Toro Sr push mower 20033. Great mower!


----------



## bugman (Aug 12, 2004)

craftsman too great warranty. haven't had a prob with mine.


----------



## Scott15 (Nov 11, 2004)

Craftsman is good for homeowners only. That would be funny if they made one for the professionals. :lol: :lol: :lol:


----------



## bugman (Aug 12, 2004)

they are for pro's but not the cheap ones. i spent around 350 bucks on mine. kept up with utter hell and abuse. never a problem, starts on first pull and its going on three years old, used extensively


----------



## Scott15 (Nov 11, 2004)

I call em crapsman. Haha. Just for laughs. :lol: :lol: :lol:


----------



## bugman (Aug 12, 2004)

well mines held the test for wear. but of course the briggs is the strong point. never get it with a tec.


----------



## Scott15 (Nov 11, 2004)

Yard-man with a tec is awsome!
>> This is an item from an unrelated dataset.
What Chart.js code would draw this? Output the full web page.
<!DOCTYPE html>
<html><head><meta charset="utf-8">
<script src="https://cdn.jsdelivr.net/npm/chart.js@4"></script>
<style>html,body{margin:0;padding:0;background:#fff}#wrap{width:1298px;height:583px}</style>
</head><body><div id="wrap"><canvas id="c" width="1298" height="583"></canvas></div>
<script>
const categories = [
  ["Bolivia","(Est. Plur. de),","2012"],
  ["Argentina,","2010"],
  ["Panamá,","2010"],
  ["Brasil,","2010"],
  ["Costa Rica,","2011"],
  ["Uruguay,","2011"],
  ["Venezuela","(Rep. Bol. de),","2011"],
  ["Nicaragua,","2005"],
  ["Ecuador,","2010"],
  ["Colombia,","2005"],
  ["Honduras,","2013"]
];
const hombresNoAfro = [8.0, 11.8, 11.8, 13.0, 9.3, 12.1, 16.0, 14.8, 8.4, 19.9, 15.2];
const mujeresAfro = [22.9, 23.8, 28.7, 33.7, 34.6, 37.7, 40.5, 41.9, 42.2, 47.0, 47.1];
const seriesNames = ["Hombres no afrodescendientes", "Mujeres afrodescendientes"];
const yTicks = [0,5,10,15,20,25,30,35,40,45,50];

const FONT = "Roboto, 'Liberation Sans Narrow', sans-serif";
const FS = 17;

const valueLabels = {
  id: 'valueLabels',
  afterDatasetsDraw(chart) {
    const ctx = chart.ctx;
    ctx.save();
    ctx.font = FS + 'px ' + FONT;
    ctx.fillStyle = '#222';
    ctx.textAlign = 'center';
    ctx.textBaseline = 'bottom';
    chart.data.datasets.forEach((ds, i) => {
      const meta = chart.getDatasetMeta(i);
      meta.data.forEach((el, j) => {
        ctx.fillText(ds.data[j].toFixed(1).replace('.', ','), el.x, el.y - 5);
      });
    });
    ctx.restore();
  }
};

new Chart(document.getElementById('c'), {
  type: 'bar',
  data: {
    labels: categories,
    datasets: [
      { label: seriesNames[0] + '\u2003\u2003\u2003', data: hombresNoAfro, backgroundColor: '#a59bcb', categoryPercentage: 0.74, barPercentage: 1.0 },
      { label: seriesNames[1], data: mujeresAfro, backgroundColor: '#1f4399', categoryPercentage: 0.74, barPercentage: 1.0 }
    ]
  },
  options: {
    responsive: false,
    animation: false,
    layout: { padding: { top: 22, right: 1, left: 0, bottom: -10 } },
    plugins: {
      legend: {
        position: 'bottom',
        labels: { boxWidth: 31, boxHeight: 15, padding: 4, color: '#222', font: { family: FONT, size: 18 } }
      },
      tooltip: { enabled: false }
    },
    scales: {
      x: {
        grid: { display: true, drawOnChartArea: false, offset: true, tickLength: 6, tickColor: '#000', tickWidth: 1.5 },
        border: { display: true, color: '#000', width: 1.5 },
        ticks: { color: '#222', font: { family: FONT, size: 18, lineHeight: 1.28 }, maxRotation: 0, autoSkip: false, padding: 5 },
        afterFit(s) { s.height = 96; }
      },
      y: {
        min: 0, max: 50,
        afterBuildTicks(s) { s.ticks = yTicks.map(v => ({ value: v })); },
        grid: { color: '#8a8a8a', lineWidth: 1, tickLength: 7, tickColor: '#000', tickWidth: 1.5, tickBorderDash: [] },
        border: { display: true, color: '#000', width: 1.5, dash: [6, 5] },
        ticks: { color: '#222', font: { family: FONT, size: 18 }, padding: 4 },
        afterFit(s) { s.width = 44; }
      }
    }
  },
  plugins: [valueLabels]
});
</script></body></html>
I have one that's great. It's a side valve. Not a ohv.


----------



## bugman (Aug 12, 2004)

yeah those ohv's are great but not for continuous use. usually just as a generator is fine or a rider but a pusher, no.


----------



## roperdude91 (Nov 10, 2004)

Scott15 said:


> I call em crapsman. Haha. Just for laughs. :lol:


could we forget completely about all the stuff from gardenweb?
beacuase some of them arent bad at all :tongue:


----------



## bugman (Aug 12, 2004)

exactly. they were honda freaks. craftsmans are good


----------



## Scott15 (Nov 11, 2004)

The guys on gardenweb are lawn-boy, honda, and something else freaks. They hate briggs. They need to try one and see how good they are.


----------



## bugman (Aug 12, 2004)

damn straight they do honda freaks


----------



## Scott15 (Nov 11, 2004)

LOL haha :lol: :lol: :thumbsup:


----------



## Jeff194307 (Dec 28, 2004)

*Lawn Boy Opinion*

The new Lawn Boy built by TORO is junk!!! They have not built a good Lawn Boy in years.


----------



## bugman (Aug 12, 2004)

yeah the oldy's are the good ones to me as well


----------



## Scott15 (Nov 11, 2004)

Toro thinks they can fool people shoping for a mower by puting green paint on a recycler and call it a gold series lawn-boy. That's stupid. And the worst part is that it has a honda engine. It's just like at home depot where they have a murray with a 6.5 engine and they have a propelled murray with a 6.25 hp engine. Some REALLY stupid people would get the 6.25 because they think it has more hp. But really it has less because it is a fouth compared to the one that has half. The 6.5 has more power.


----------



## bugman (Aug 12, 2004)

yeah its relatively the same power. for pushers the 6.5 for propelled ones its maybe 6.25 to not give any drop in cutting power compared to the 6.5


----------



## Scott15 (Nov 11, 2004)

I know that! I'm just saying that people somtimes believe that the 6.25 looks better than the 6.5. But the 6.5 is more powerful.


----------



## bugman (Aug 12, 2004)

nope relatively the same just a little more torque in the 6.25 but not much more more like a couple points or so.


----------



## Scott15 (Nov 11, 2004)

you idiot! The 6.25 has less. It is a quarter compared to the 6.5 is a half.


----------



## bugman (Aug 12, 2004)

who gives. they are relatively the same thing. the 6.5 or the 6.25 who gives a crap. the 6.25 is a couple points ahead in torqe. like if the 6.5 was a 1 the 6.25 would be a 1.1.


----------



## Scott15 (Nov 11, 2004)

But mathematically it is less than a half. A quarter is less than a half. Am I right?


----------



## bugman (Aug 12, 2004)

yes in power but the torque is the key but who cares its not by much.


----------



## Scott15 (Nov 11, 2004)

Okay! Lets stop talking about this. Why are you mad at me?


----------



## roperdude91 (Nov 10, 2004)

hes drunk


----------